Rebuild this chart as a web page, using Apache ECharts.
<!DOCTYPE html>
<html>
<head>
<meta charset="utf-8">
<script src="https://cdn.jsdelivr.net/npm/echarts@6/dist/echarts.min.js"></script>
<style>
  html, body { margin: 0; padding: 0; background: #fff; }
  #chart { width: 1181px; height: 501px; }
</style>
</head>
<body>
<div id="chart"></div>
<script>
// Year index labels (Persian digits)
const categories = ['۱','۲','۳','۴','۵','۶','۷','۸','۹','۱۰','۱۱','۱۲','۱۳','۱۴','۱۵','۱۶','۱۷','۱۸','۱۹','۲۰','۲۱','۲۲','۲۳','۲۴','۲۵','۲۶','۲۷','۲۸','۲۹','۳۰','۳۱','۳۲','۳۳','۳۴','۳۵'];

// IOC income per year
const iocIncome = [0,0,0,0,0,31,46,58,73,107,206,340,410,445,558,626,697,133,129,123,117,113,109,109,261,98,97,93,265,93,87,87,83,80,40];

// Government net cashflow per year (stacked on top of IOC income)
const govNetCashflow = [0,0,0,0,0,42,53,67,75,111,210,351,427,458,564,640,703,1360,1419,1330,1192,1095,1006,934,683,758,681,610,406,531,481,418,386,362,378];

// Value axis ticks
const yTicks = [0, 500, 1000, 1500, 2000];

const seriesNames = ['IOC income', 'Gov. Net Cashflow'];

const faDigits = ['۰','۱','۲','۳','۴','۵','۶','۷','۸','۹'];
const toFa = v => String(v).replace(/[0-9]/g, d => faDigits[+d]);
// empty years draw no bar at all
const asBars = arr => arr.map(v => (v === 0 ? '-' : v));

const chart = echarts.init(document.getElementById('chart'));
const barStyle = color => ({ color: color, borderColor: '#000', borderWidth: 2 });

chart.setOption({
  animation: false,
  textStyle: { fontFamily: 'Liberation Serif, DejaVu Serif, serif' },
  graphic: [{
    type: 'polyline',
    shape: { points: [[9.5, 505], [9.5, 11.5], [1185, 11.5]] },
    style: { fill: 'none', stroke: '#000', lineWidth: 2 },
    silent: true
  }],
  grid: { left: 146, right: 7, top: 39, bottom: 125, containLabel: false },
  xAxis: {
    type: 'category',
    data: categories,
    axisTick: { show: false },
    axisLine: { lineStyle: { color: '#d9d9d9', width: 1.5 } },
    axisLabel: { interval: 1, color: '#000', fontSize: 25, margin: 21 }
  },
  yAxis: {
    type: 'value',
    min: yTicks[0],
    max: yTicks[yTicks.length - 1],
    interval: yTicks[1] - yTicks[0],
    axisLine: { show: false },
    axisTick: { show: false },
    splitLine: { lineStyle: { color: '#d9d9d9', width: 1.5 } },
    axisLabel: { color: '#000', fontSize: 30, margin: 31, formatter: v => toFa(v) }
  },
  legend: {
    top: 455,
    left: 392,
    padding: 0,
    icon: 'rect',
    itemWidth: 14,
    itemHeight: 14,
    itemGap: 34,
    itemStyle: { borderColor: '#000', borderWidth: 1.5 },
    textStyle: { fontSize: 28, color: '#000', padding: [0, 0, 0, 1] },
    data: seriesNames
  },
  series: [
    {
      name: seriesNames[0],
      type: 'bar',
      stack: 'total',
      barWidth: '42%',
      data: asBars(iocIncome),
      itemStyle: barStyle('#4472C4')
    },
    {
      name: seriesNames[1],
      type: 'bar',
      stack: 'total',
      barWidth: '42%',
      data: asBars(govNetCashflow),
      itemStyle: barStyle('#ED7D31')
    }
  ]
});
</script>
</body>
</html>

**WHAT YOU WILL DO:** Reproduce only the lines from the top of the material through the one bearing "const barStyle = color", each exactly as it stands.

**TASK RESPONSE:**
Rebuild this chart as a web page, using Apache ECharts.
<!DOCTYPE html>
<html>
<head>
<meta charset="utf-8">
<script src="https://cdn.jsdelivr.net/npm/echarts@6/dist/echarts.min.js"></script>
<style>
  html, body { margin: 0; padding: 0; background: #fff; }
  #chart { width: 1181px; height: 501px; }
</style>
</head>
<body>
<div id="chart"></div>
<script>
// Year index labels (Persian digits)
const categories = ['۱','۲','۳','۴','۵','۶','۷','۸','۹','۱۰','۱۱','۱۲','۱۳','۱۴','۱۵','۱۶','۱۷','۱۸','۱۹','۲۰','۲۱','۲۲','۲۳','۲۴','۲۵','۲۶','۲۷','۲۸','۲۹','۳۰','۳۱','۳۲','۳۳','۳۴','۳۵'];

// IOC income per year
const iocIncome = [0,0,0,0,0,31,46,58,73,107,206,340,410,445,558,626,697,133,129,123,117,113,109,109,261,98,97,93,265,93,87,87,83,80,40];

// Government net cashflow per year (stacked on top of IOC income)
const govNetCashflow = [0,0,0,0,0,42,53,67,75,111,210,351,427,458,564,640,703,1360,1419,1330,1192,1095,1006,934,683,758,681,610,406,531,481,418,386,362,378];

// Value axis ticks
const yTicks = [0, 500, 1000, 1500, 2000];

const seriesNames = ['IOC income', 'Gov. Net Cashflow'];

const faDigits = ['۰','۱','۲','۳','۴','۵','۶','۷','۸','۹'];
const toFa = v => String(v).replace(/[0-9]/g, d => faDigits[+d]);
// empty years draw no bar at all
const asBars = arr => arr.map(v => (v === 0 ? '-' : v));

const chart = echarts.init(document.getElementById('chart'));
const barStyle = color => ({ color: color, borderColor: '#000', borderWidth: 2 });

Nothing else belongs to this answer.